▸ SET PROBLEM
Scan each line of the records for the word "with" and extract the ones that have it.

[Data listing]

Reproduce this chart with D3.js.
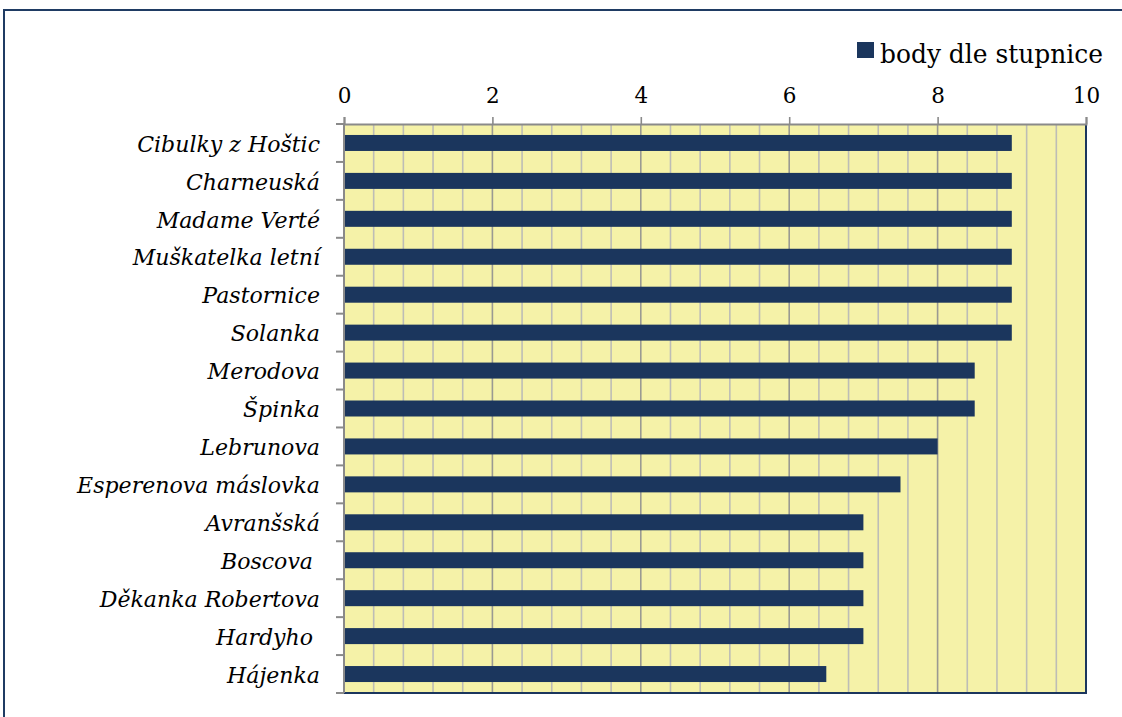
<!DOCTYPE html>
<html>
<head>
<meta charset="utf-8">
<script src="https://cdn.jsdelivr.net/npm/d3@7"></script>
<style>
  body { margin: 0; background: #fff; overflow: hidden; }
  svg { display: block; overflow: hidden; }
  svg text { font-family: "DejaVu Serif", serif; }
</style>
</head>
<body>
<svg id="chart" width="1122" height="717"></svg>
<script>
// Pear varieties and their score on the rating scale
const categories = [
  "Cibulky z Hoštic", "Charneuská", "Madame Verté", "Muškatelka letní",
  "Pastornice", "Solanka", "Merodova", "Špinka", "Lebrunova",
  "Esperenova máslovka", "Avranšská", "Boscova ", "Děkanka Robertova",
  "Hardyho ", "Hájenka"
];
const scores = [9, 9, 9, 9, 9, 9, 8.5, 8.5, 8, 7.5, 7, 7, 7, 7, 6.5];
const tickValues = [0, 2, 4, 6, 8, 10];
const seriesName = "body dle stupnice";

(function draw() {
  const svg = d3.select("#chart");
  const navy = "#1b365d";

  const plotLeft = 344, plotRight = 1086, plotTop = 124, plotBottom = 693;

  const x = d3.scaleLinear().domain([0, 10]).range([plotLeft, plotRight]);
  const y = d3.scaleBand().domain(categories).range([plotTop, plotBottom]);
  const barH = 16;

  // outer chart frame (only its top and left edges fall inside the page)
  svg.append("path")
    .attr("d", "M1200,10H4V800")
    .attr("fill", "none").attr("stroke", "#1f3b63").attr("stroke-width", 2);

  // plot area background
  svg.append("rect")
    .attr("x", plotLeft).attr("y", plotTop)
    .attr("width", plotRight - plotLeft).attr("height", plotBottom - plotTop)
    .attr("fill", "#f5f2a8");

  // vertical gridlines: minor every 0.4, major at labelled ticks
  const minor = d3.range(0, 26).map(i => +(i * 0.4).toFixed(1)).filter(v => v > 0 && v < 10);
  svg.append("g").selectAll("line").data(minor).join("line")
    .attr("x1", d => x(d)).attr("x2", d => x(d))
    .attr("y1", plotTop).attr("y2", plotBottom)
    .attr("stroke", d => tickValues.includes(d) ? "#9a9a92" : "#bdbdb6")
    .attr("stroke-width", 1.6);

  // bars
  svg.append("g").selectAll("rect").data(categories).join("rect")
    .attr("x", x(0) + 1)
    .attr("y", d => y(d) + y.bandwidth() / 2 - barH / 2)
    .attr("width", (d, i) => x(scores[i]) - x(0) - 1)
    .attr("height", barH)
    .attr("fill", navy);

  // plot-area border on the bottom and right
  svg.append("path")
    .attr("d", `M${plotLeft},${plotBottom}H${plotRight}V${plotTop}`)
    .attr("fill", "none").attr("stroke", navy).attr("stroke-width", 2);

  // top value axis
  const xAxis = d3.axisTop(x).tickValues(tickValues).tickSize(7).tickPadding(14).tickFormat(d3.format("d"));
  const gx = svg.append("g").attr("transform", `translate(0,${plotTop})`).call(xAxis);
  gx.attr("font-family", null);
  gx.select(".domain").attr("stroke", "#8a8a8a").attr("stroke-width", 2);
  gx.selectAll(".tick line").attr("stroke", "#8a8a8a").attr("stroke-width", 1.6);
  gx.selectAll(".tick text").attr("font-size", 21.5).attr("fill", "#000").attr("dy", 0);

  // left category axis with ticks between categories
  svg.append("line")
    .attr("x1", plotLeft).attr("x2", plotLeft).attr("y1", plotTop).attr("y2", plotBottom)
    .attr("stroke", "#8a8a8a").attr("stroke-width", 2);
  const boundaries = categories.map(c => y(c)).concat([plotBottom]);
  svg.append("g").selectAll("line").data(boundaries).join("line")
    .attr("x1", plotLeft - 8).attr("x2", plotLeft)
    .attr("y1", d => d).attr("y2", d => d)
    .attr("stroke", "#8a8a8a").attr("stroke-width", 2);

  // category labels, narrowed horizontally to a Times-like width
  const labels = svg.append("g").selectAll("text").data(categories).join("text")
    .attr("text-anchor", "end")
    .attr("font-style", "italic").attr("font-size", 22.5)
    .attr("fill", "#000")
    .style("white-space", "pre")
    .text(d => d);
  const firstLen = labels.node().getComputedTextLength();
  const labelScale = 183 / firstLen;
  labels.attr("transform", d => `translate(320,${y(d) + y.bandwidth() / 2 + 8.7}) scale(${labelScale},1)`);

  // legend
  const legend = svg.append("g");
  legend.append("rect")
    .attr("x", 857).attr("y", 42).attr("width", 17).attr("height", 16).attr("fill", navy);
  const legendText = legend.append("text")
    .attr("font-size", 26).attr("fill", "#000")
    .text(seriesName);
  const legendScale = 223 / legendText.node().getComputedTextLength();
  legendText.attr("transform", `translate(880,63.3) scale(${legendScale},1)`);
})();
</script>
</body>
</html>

* * *

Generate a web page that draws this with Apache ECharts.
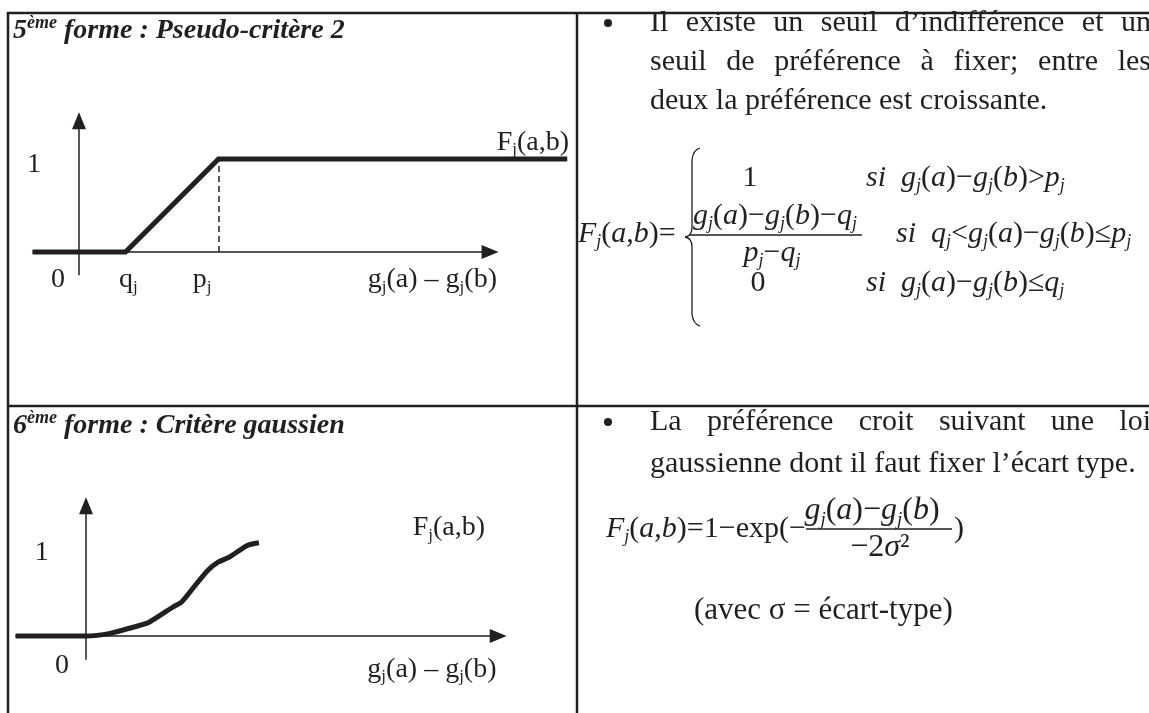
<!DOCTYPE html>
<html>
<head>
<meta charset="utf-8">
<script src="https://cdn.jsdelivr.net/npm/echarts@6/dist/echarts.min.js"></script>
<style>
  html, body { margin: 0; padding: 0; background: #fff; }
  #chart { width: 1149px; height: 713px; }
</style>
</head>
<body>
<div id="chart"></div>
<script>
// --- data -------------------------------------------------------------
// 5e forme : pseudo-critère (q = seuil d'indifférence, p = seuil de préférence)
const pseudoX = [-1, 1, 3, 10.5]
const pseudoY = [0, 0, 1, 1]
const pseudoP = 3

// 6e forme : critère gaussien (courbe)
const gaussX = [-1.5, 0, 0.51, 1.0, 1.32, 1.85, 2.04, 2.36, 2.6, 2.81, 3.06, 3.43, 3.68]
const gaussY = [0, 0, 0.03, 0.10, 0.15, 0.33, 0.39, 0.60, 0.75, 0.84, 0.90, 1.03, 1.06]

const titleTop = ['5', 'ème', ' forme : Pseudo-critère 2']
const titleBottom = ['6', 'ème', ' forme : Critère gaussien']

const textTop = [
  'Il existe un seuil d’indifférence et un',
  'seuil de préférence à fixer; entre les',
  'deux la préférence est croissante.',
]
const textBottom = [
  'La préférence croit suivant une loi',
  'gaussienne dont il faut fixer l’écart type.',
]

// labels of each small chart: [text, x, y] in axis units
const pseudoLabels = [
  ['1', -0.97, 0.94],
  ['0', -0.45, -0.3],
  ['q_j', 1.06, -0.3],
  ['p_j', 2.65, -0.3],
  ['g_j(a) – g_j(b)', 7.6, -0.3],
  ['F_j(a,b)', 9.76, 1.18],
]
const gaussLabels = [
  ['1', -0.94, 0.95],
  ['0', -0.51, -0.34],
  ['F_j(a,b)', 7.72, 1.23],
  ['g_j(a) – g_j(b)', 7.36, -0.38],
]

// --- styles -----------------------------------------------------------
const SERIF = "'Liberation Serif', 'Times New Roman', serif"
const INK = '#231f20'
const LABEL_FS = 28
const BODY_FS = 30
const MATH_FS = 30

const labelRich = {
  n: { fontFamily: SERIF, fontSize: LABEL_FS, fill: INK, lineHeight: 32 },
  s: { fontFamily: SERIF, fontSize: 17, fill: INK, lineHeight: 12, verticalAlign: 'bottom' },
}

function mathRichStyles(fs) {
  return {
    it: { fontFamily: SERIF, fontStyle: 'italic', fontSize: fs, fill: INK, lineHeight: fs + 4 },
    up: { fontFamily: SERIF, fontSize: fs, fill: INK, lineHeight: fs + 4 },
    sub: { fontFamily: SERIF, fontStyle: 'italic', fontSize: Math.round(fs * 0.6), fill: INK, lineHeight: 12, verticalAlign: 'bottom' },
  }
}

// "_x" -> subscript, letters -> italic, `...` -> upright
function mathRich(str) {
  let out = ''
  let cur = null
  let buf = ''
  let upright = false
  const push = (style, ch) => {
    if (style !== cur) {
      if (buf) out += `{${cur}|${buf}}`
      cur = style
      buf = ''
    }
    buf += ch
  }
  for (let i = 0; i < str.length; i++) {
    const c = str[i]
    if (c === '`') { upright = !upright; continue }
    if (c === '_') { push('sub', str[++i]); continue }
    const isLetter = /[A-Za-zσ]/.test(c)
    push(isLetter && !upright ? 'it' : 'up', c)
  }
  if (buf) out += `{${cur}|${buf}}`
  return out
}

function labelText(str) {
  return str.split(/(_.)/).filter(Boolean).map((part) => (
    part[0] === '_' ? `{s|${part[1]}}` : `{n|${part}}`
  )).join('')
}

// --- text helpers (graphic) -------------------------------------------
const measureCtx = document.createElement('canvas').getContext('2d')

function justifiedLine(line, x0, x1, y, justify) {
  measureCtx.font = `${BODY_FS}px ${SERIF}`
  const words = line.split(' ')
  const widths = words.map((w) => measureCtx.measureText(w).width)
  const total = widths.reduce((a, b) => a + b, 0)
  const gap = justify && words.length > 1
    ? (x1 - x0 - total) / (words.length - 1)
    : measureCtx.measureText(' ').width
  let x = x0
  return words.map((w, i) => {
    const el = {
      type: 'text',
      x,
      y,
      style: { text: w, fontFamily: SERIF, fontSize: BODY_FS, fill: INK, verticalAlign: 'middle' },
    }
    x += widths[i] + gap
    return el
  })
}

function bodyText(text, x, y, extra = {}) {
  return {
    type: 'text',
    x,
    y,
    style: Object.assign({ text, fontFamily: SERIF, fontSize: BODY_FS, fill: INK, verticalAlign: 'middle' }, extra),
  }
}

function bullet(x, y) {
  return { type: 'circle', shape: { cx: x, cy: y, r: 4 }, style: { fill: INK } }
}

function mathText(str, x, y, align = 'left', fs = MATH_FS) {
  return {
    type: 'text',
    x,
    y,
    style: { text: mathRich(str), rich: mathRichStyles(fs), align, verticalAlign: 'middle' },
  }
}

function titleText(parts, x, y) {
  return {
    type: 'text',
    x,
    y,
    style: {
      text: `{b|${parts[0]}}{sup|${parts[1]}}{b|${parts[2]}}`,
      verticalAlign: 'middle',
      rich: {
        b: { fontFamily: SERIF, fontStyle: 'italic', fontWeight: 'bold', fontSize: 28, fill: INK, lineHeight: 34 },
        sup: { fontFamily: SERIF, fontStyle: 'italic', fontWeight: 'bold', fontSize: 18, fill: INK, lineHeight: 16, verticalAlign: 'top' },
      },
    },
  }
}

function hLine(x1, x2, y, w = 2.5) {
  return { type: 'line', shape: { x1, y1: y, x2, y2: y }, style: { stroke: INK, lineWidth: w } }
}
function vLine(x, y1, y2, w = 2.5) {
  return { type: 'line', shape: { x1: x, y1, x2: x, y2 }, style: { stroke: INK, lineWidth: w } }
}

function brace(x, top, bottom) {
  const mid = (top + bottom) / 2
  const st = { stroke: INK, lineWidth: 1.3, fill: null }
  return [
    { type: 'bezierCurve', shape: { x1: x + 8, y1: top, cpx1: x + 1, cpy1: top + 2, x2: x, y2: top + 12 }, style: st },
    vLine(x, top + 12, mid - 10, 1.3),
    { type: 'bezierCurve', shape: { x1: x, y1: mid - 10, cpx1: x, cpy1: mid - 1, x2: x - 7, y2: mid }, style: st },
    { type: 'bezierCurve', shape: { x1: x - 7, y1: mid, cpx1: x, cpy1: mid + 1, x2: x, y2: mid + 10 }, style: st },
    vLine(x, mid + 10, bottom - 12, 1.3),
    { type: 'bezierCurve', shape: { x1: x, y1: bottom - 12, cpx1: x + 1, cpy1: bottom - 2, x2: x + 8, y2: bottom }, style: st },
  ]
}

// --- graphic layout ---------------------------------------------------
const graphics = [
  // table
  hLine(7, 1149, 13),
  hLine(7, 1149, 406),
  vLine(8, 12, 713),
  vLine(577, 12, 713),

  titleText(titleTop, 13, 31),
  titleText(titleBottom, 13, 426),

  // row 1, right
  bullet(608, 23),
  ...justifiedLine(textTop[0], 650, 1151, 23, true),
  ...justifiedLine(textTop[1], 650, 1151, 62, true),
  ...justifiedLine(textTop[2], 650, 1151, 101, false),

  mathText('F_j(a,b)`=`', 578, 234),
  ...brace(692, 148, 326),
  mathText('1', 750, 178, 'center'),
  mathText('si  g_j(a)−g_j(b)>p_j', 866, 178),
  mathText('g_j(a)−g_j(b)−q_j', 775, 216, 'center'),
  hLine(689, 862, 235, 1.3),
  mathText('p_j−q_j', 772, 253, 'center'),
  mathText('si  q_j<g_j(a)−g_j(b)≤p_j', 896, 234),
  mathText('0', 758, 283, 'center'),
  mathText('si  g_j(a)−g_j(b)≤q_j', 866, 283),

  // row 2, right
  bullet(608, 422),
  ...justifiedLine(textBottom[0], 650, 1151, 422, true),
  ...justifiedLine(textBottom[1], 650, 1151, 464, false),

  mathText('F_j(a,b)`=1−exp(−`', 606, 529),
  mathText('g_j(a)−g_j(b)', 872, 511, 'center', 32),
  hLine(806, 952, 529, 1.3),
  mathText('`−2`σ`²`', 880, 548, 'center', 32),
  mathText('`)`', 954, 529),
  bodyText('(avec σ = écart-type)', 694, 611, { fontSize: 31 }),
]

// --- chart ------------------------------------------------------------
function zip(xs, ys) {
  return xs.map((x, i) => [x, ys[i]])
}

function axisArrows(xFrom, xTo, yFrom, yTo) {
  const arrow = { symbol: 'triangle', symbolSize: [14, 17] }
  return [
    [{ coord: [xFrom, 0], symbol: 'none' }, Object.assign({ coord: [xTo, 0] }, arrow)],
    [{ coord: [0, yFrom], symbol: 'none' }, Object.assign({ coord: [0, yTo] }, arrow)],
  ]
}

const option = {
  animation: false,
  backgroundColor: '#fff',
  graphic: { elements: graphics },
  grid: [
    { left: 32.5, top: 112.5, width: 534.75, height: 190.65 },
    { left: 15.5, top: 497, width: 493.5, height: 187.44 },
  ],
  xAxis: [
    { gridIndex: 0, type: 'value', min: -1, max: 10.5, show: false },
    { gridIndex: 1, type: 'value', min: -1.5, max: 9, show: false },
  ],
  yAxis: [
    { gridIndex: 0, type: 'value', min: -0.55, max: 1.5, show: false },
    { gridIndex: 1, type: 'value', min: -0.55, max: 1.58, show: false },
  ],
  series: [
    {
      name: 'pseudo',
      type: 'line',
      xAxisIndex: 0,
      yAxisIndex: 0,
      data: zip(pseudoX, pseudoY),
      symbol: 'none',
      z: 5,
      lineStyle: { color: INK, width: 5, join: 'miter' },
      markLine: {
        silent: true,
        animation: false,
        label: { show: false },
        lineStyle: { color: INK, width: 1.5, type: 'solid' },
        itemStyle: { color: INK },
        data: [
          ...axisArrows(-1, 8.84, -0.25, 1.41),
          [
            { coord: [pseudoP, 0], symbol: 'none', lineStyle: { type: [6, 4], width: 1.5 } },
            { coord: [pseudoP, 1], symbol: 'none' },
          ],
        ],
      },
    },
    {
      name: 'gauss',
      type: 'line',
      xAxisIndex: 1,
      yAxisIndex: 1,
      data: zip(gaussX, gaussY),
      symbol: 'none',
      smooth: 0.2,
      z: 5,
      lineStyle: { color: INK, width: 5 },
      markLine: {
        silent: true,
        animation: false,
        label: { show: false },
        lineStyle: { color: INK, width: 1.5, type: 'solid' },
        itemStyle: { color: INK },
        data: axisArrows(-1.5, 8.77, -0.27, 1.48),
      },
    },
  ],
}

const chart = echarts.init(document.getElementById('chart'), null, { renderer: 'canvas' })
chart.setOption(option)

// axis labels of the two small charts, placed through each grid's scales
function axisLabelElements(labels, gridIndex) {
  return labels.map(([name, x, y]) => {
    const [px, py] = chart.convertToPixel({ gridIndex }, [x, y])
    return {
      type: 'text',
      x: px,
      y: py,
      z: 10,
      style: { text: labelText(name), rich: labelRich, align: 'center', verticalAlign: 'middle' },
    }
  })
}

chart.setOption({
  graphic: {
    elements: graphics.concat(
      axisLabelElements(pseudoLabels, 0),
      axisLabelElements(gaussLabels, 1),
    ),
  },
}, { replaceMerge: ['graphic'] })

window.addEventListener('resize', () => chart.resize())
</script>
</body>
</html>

▸ ANSWER IN FULL
Reproduce this chart with D3.js.
  // left category axis with ticks between categories
Generate a web page that draws this with Apache ECharts.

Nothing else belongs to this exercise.